At Kurtz's station Marlow sees a man on the riverbank waving his arm, urging them to land. Because of his expressions and gestures, and all the colourful patches on his clothing, the man reminds Marlow of a harlequin. The pilgrims, heavily armed, escort the manager to retrieve Mr. Kurtz. The harlequin-like man, who turns out to be a Russian, boards the steamboat. The Russian is a wanderer who happened to stray into Kurtz's camp. Through conversation Marlow discovers just how wanton Kurtz could be, how the natives worshipped him, and how very ill he had been of late. The Russian admires Kurtz for his intellect and his insights into love, life, and justice. The Russian seems to admire Kurtz even for his power—and for his willingness to use it. Marlow suggests that Kurtz has gone mad.
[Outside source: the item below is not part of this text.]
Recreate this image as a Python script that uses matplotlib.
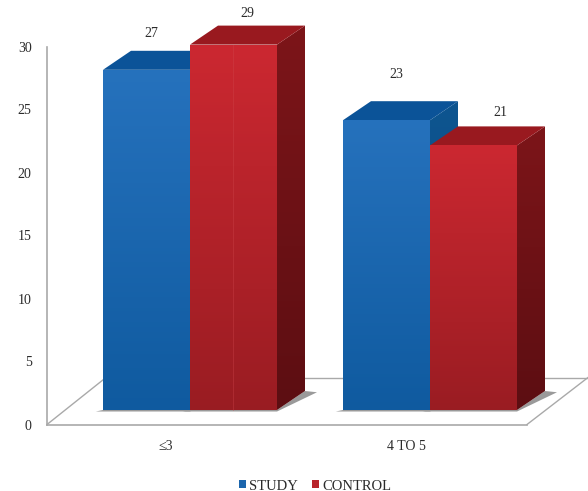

From the steamboat, through a telescope, Marlow can observe the station in detail and is surprised to see near the station house a row of posts topped with disembodied heads of natives. Around the corner of the house, the manager appears with the pilgrims, bearing Kurtz on an improvised stretcher. The area fills with natives, apparently ready for battle. Marlow can see Kurtz shouting on the stretcher. The pilgrims carry Kurtz to the steamer and lay him in one of the cabins. A beautiful native woman walks in measured steps along the shore and stops next to the steamer. She raises her arms above her head and then walks back into the bushes. The Russian informs Marlow that Kurtz had ordered the attack on the steamer. The Russian refers to a canoe waiting for him and notes how delightful it was to hear Kurtz recite poetry. Marlow and the Russian then part ways.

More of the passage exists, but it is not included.